Under the schedule set, the two consultancies have completed their analysis and have today informed the Banco de España and the Ministry of Economic Affairs and Competitiveness of the results. The stress test is complementary to that recently conducted by the International Monetary Fund (IMF). The two firms have also published a detailed report on the test performed, the methodology, the models and the assumptions formulated.


Each of the exercises is applied to 14 Spanish banking groups, representing around 90% of the system. The aim is to assess the resilience of the sector under two macroeconomic scenarios in maintaining a capital ratio in accordance with EBA (European Banking Authority) criteria. The timeframe of the exercise spans three years: 2012, 2013 and 2014. The evaluation covers the credit portfolios of the resident private sector, including real estate assets. The data refer to the balance sheets as at 31 December 2011.

What is involved is an additional test to that conducted by the IMF (FSAP) and published on 9 June. In the new assessment, the macroeconomic scenario used is more adverse and conservative; the time period covers an extra year and includes the appraisers’ assumptions on refinancing, loan reclassification and the quality of collateral. For consistency with other stress tests conducted in the European Union and in order to make for readier comparison, the requirement for the core Tier1 capital ratio has been set at 6% for the adverse scenario and at 9% for the baseline scenario.

The macroeconomic scenarios and the capital levels have been decided by the Steering Committee, comprising the Ministry of Economic Affairs and the Banco de España, bearing in mind the recommendations of the Advisory Committee, formed by the European Commission, the European Central Bank (ECB), the EBA, Banque de France, de Nederlandsche Bank and the IMF.

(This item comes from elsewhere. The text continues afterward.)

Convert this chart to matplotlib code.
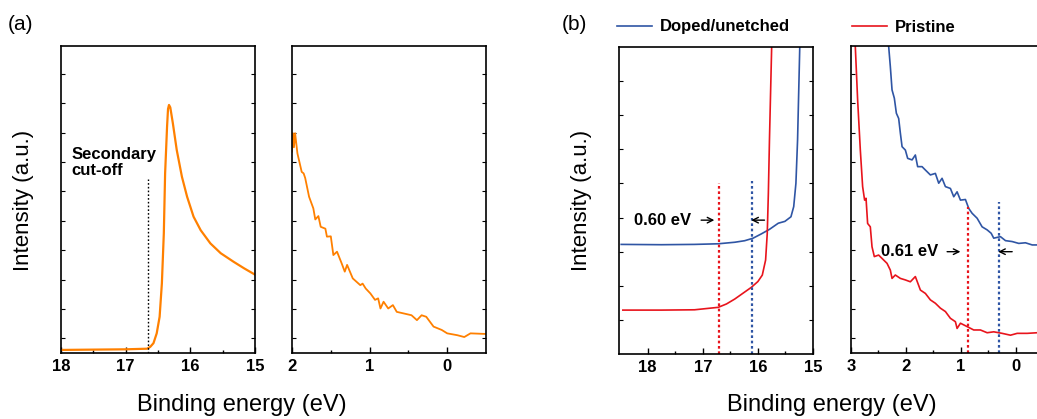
import matplotlib
matplotlib.use("Agg")
import matplotlib.pyplot as plt
import numpy as np

plt.rcParams['font.family'] = ['Liberation Sans', 'DejaVu Sans']

# ---------------- data ----------------
# (a) left: secondary electron cut-off
a_sec_E = [18.0, 17.5, 17.0, 16.67, 16.62, 16.57, 16.52, 16.475, 16.44, 16.41, 16.39,
           16.36, 16.345, 16.33, 16.31, 16.27, 16.21, 16.13, 16.05, 15.95, 15.84, 15.69,
           15.53, 15.33, 15.17, 14.99]
a_sec_I = [0.010, 0.011, 0.012, 0.014, 0.020, 0.032, 0.064, 0.118, 0.227, 0.390, 0.585,
           0.737, 0.795, 0.808, 0.800, 0.748, 0.661, 0.574, 0.509, 0.444, 0.400, 0.357,
           0.325, 0.297, 0.276, 0.254]
a_cutoff = 16.65

# (a) right: valence band edge
a_vb_E = [2.0, 1.99, 1.975, 1.96, 1.93, 1.875, 1.85, 1.83, 1.78, 1.725, 1.70, 1.66,
          1.63, 1.57, 1.55, 1.50, 1.467, 1.42, 1.36, 1.32, 1.29, 1.217, 1.12, 1.09,
          1.05, 0.99, 0.93, 0.89, 0.86, 0.82, 0.76, 0.70, 0.65, 0.563, 0.46, 0.39,
          0.33, 0.27, 0.176, 0.07, 0.0, -0.13, -0.22, -0.30, -0.5]
a_vb_I = [0.656, 0.716, 0.670, 0.716, 0.650, 0.590, 0.585, 0.570, 0.509, 0.471, 0.435,
          0.446, 0.411, 0.405, 0.379, 0.380, 0.319, 0.330, 0.292, 0.265, 0.287, 0.243,
          0.221, 0.226, 0.210, 0.194, 0.173, 0.178, 0.145, 0.167, 0.145, 0.156, 0.134,
          0.129, 0.123, 0.107, 0.123, 0.118, 0.086, 0.075, 0.064, 0.058, 0.052, 0.064,
          0.062]

# (b) left: cut-off region
b_sec_E_blue = [18.48, 17.75, 17.15, 16.72, 16.42, 16.24, 16.09, 15.94, 15.79, 15.63,
                15.51, 15.40, 15.35, 15.31, 15.28, 15.26, 15.24]
b_sec_I_blue = [0.357, 0.356, 0.357, 0.359, 0.364, 0.369, 0.377, 0.391, 0.406, 0.426,
                0.432, 0.447, 0.480, 0.556, 0.697, 0.849, 1.0]
b_sec_E_red = [18.45, 17.75, 17.15, 16.72, 16.57, 16.42, 16.27, 16.12, 16.0, 15.92,
               15.86, 15.83, 15.81, 15.79, 15.77, 15.75]
b_sec_I_red = [0.143, 0.143, 0.144, 0.152, 0.163, 0.179, 0.198, 0.217, 0.236, 0.257,
               0.306, 0.393, 0.523, 0.697, 0.849, 1.0]
b_cut_red, b_cut_blue = 16.705, 16.10

# (b) right: valence band region
b_vb_E_blue = [2.314, 2.283, 2.252, 2.21, 2.173, 2.131, 2.10, 2.069, 2.009, 1.967, 1.887,
               1.827, 1.785, 1.705, 1.644, 1.553, 1.462, 1.401, 1.34, 1.279, 1.188,
               1.127, 1.066, 1.005, 0.914, 0.854, 0.792, 0.701, 0.61, 0.518, 0.445,
               0.398, 0.276, 0.184, 0.062, -0.058, -0.18, -0.303, -0.423]
b_vb_I_blue = [1.0, 0.933, 0.857, 0.830, 0.781, 0.764, 0.716, 0.672, 0.661, 0.634, 0.629,
               0.645, 0.607, 0.607, 0.596, 0.580, 0.585, 0.553, 0.569, 0.542, 0.536,
               0.509, 0.525, 0.498, 0.500, 0.471, 0.455, 0.439, 0.411, 0.401, 0.390,
               0.374, 0.379, 0.366, 0.363, 0.357, 0.359, 0.352, 0.352]
b_vb_E_red = [2.922, 2.879, 2.83, 2.788, 2.752, 2.726, 2.697, 2.648, 2.617, 2.575, 2.496,
              2.434, 2.343, 2.283, 2.252, 2.192, 2.10, 2.009, 1.918, 1.827, 1.735, 1.644,
              1.553, 1.462, 1.37, 1.279, 1.188, 1.097, 1.066, 1.005, 0.883, 0.763, 0.641,
              0.518, 0.398, 0.245, 0.093, -0.029, -0.212, -0.394]
b_vb_I_red = [1.0, 0.824, 0.661, 0.542, 0.498, 0.504, 0.422, 0.411, 0.346, 0.314, 0.319,
              0.308, 0.292, 0.270, 0.243, 0.254, 0.243, 0.238, 0.232, 0.249, 0.205, 0.194,
              0.173, 0.162, 0.146, 0.135, 0.113, 0.102, 0.080, 0.097, 0.086, 0.075, 0.075,
              0.066, 0.069, 0.064, 0.058, 0.064, 0.064, 0.066]
b_vb_red, b_vb_blue = 0.865, 0.297

labels = ["Doped/unetched", "Pristine"]

ORANGE = "#FF8000"
BLUE = "#2F55A4"
RED = "#E8141C"

# ---------------- figure ----------------
W, H = 1037, 419
fig = plt.figure(figsize=(W / 100, H / 100), dpi=100)


def axbox(x0, x1, ytop, ybot):
    return [x0 / W, (H - ybot) / H, (x1 - x0) / W, (ybot - ytop) / H]


ax1 = fig.add_axes(axbox(61, 255, 46, 353))
ax2 = fig.add_axes(axbox(292, 486, 46, 353))
ax3 = fig.add_axes(axbox(619, 813, 47, 354))
ax4 = fig.add_axes(axbox(851, 1043, 46, 353))

for ax in (ax1, ax2, ax3, ax4):
    ax.set_ylim(0, 1)
    for s in ax.spines.values():
        s.set_linewidth(1.2)
    ax.tick_params(axis='x', which='major', direction='in', length=4, width=1, pad=4)
    ax.tick_params(axis='x', which='minor', direction='in', length=2.5, width=1)
    ax.tick_params(axis='y', which='both', direction='in', length=3, width=0.8,
                   left=True, right=True, labelleft=False)

ytA = np.arange(0.048, 1.0, 0.0957)
for ax in (ax1, ax2, ax4):
    ax.set_yticks(ytA)
ax3.set_yticks(np.arange(1, 9) / 9.0)

# (a) left
ax1.plot(a_sec_E, a_sec_I, color=ORANGE, lw=1.6)
ax1.plot([a_cutoff, a_cutoff], [0, 0.566], color='black', lw=1.0, ls=(0, (1.2, 1.5)))
ax1.set_xlim(18, 15)
ax1.set_xticks([18, 17, 16, 15])
ax1.set_xticks([17.5, 16.5, 15.5], minor=True)
ax1.text(17.84, 0.671, "Secondary\ncut-off", fontsize=12, fontweight='bold',
         va='top', ha='left', linespacing=1.05)

# (a) right
ax2.plot(a_vb_E, a_vb_I, color=ORANGE, lw=1.3)
ax2.set_xlim(2, -0.5)
ax2.set_xticks([2, 1, 0])
ax2.set_xticks([1.5, 0.5], minor=True)

# (b) left
lb, = ax3.plot(b_sec_E_blue, b_sec_I_blue, color=BLUE, lw=1.2)
lr, = ax3.plot(b_sec_E_red, b_sec_I_red, color=RED, lw=1.2)
ax3.plot([b_cut_red] * 2, [0, 0.558], color=RED, lw=1.6, ls=(0, (1.2, 1.2)))
ax3.plot([b_cut_blue] * 2, [0, 0.563], color=BLUE, lw=1.6, ls=(0, (1.2, 1.2)))
ax3.set_xlim(18.52, 15)
ax3.set_xticks([18, 17, 16, 15])
ax3.set_xticks([17.5, 16.5, 15.5], minor=True)
ax3.text(18.25, 0.436, "0.60 eV", fontsize=12, fontweight='bold', va='center', ha='left')
arrow = dict(arrowstyle='->', color='black', lw=1.0, shrinkA=0, shrinkB=0)
ax3.annotate("", xy=(16.79, 0.436), xytext=(17.03, 0.436), arrowprops=arrow)
ax3.annotate("", xy=(16.12, 0.436), xytext=(15.88, 0.436), arrowprops=arrow)

# (b) right
ax4.plot(b_vb_E_blue, b_vb_I_blue, color=BLUE, lw=1.2)
ax4.plot(b_vb_E_red, b_vb_I_red, color=RED, lw=1.2)
ax4.plot([b_vb_red] * 2, [0, 0.477], color=RED, lw=1.6, ls=(0, (1.2, 1.2)))
ax4.plot([b_vb_blue] * 2, [0, 0.493], color=BLUE, lw=1.6, ls=(0, (1.2, 1.2)))
ax4.set_xlim(3, -0.5)
ax4.set_xticks([3, 2, 1, 0])
ax4.set_xticks([2.5, 1.5, 0.5], minor=True)
ax4.text(2.447, 0.33, "0.61 eV", fontsize=12, fontweight='bold', va='center', ha='left')
ax4.annotate("", xy=(1.005, 0.33), xytext=(1.248, 0.33), arrowprops=arrow)
ax4.annotate("", xy=(0.317, 0.33), xytext=(0.062, 0.33), arrowprops=arrow)

for ax in (ax1, ax2, ax3, ax4):
    for lab in ax.get_xticklabels():
        lab.set_fontsize(12)
        lab.set_fontweight('bold')

# panel labels, axis labels
fig.text(8 / W, 1 - 25 / H, "(a)", fontsize=15, va='center', ha='left')
fig.text(562 / W, 1 - 25 / H, "(b)", fontsize=15, va='center', ha='left')
fig.text(23 / W, 1 - 200 / H, "Intensity (a.u.)", fontsize=16, rotation=90,
         va='center', ha='center')
fig.text(581 / W, 1 - 200 / H, "Intensity (a.u.)", fontsize=16, rotation=90,
         va='center', ha='center')
fig.text(241.5 / W, 1 - 405 / H, "Binding energy (eV)", fontsize=17, va='center', ha='center')
fig.text(831.5 / W, 1 - 405 / H, "Binding energy (eV)", fontsize=17, va='center', ha='center')

# legends
legkw = dict(frameon=False, borderpad=0, borderaxespad=0, handlelength=2.1,
             handletextpad=0.45, loc='center left',
             prop=dict(size=12, weight='bold'))
fig.legend([lb], [labels[0]], bbox_to_anchor=(617 / W, 1 - 27 / H), **legkw)
fig.legend([lr], [labels[1]], bbox_to_anchor=(852 / W, 1 - 27 / H), **legkw)

fig.savefig("out.png", dpi=100)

The working methodology for conducting the stress tests is based on models, assumptions and the hypotheses formulated by the two consultancies hired. To calculate the resilience of the banking sector, the expected losses on loan portfolios after the impact of the macroeconomic scenarios used have been taken into account, along with the assumptions of risk and the parameters of the appraisers themselves. The capacity of the banks to assume losses through the generation of profits and capital buffers have also been assessed.


The reports published by the two consultancies include an estimate of the capital required for Spanish banks. Under the baseline scenario, and with a core Tier1 capital ratio of 9%, the capital needed would be between €16 billion and €26 billion. Under the adverse scenario, with a minimum core Tier 1 capital ratio of 6%, the capital required would range from €51 billion to €62 billion. These figures are conservative, since they do not take into consideration mitigating effects such as future measures that the banks may potentially adopt or fiscal factors.

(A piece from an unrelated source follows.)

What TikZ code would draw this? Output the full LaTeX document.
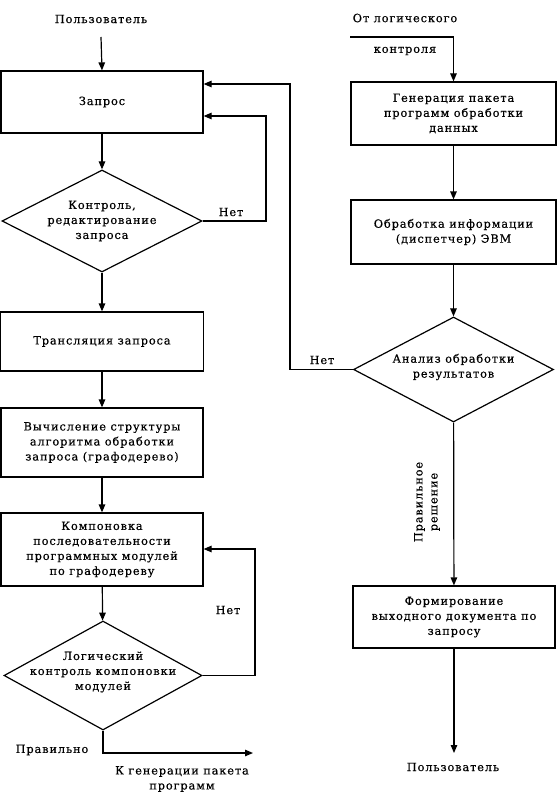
\documentclass[tikz,border=0pt]{standalone}
\usepackage{fontspec}
\setmainfont{DejaVu Serif}[LetterSpace=8,FakeBold=0.5]
\usetikzlibrary{shapes.geometric,arrows.meta,calc}
\begin{document}
\begin{tikzpicture}[x=1bp,y=-1bp,
  every node/.style={font=\fontsize{11.3bp}{15bp}\selectfont},
  box/.style={draw, rectangle, line width=1.2bp, inner sep=0pt, align=center},
  dia/.style={draw, diamond, line width=1.2bp, inner sep=0pt},
  arr/.style={-{Triangle[length=8bp,width=6.5bp]}, line width=1.2bp},
  lbl/.style={inner sep=0pt, align=center}]
\useasboundingbox (0,0) rectangle (557,797);
% left column
\node[lbl] (user1) at (101,19) {Пользователь};
\coordinate (u1) at (101,37);
\node[box, minimum width=202bp, minimum height=62bp] (zapros) at (102,102) {Запрос};
\node[dia, minimum width=200bp, minimum height=102bp] (d1) at (102,221) {};
\node[lbl] (d1t) at (102,221) {Контроль,\\редактирование\\запроса};
\node[box, minimum width=203bp, minimum height=59bp] (tr) at (102,341.5) {Трансляция запроса};
\node[box, minimum width=202bp, minimum height=69bp] (vych) at (102,442.5) {Вычисление структуры\\алгоритма обработки\\запроса (графодерево)};
\node[box, minimum width=202bp, minimum height=73bp] (komp) at (102,549.5) {Компоновка\\последовательности\\программных модулей\\по графодереву};
\node[dia, minimum width=198bp, minimum height=109bp] (d2) at (103,675.5) {};
\node[lbl] (d2t) at (103,672) {Логический\\контроль компоновки\\модулей};
\coordinate (n1) at (266,116);
\coordinate (n2) at (255,549);
\coordinate (out) at (253,753);
\node[lbl] (net1) at (231,212) {Нет};
\node[lbl] (net2) at (228,610) {Нет};
\node[lbl] (prav) at (52,750) {Правильно};
\node[lbl] (kgen) at (182,779) {К генерации пакета\\программ};
% right column
\node[lbl] (otlog) at (405,18) {От логического};
\node[lbl] (kontr) at (405,51) {контроля};
\coordinate (in) at (350,37);
\node[box, minimum width=205bp, minimum height=63bp] (gen) at (453.5,113.5) {Генерация пакета\\программ обработки\\данных};
\node[box, minimum width=205bp, minimum height=64bp] (obr) at (453.5,232) {Обработка информации\\(диспетчер) ЭВМ};
\node[dia, minimum width=200bp, minimum height=105bp] (d3) at (453.5,369.5) {};
\node[lbl] (d3t) at (453.5,367) {Анализ обработки\\результатов};
\node[box, minimum width=202bp, minimum height=62bp] (form) at (454,617) {Формирование\\выходного документа по\\запросу};
\node[lbl, rotate=90] (pravr) at (427,502) {Правильное\\решение};
\coordinate (n3) at (290,84);
\coordinate (u2) at (454,753);
\node[lbl] (user2) at (453,767) {Пользователь};
\node[lbl] (net3) at (322,360) {Нет};
% connectors
\draw[arr] (u1) -- (zapros.north);
\draw[arr] (zapros) -- (d1);
\draw[arr] (d1.east) -| (n1) -- (zapros.east |- n1);
\draw[arr] (d1) -- (tr);
\draw[arr] (tr) -- (vych);
\draw[arr] (vych) -- (komp);
\draw[arr] (komp) -- (d2);
\draw[arr] (d2.east) -| (n2) -- (komp.east |- n2);
\draw[arr] (d2.south) |- (out);
\draw[arr] (in) -| (gen.north);
\draw[arr] (gen) -- (obr);
\draw[arr] (obr) -- (d3);
\draw[arr] (d3.west) -| (n3) -- (zapros.east |- n3);
\draw[arr] (d3) -- (form);
\draw[arr] (form.south) -- (u2);
\end{tikzpicture}
\end{document}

The current exercise does not allow prior estimates of the needs of each bank to be made. But it is anticipated that the three largest Spanish banking groups will not need additional capital in the face of a severe deterioration in the economy (adverse scenario). Recapitalisation will essentially be concentrated in those banks in which the FROB has a stake. The capital needs of the rest of the sector will be on a lesser scale or nonexistent. Capital requirements that can not be covered by market mechanisms would, in any event, be assumed by the FROB. The results of this exercise confirmed the recent findings of the IMF,which indicated that Spain's banking problems are confined to a small group of institutions, on which the State is already taking action.

Further measures

In tandem with this process, the four audit firms engaged by the Banco de España (Deloitte, PwC, Ernst & Young and KPMG) have been working since the end of May on an exhaustive analysis of the banks' portfolios. They should complete this analysis by 31 July 2012. With this exercise, they will verify the real situation of each bank, paying particular attention to the correct classification of loans, both in terms of business segment and status (current in payment, at risk of default or non-performing), and to the provisioning levels of each portfolio. The work of the audit firms companies will be used to construct a broader and more detailed (bottom-up) test of the banks' balance sheets. It is envisaged this analysis will have been completed in September.

The work of the audit firms and the more detailed information on the exposures in the banks' portfolios will be the basis for a fresh round of stress tests, which will identify the specific capital requirements of each bank. The results of these individual assessments will be published mid-September. Thereafter, the banks will have a short period of time within which to submit their detailed recapitalisation plans. The banks that cannot comply with these plans on their own may access funds from the FROB in accordance with the conditions imposed.

The final results will allow a distinction to be made between banks requiring recapitalisation and those that need restructuring, in accordance with EU rules and procedures. During this period all the agreements needed to apply this comprehensive strategy will be concluded, including those on European financial aid and EU rules on state aid.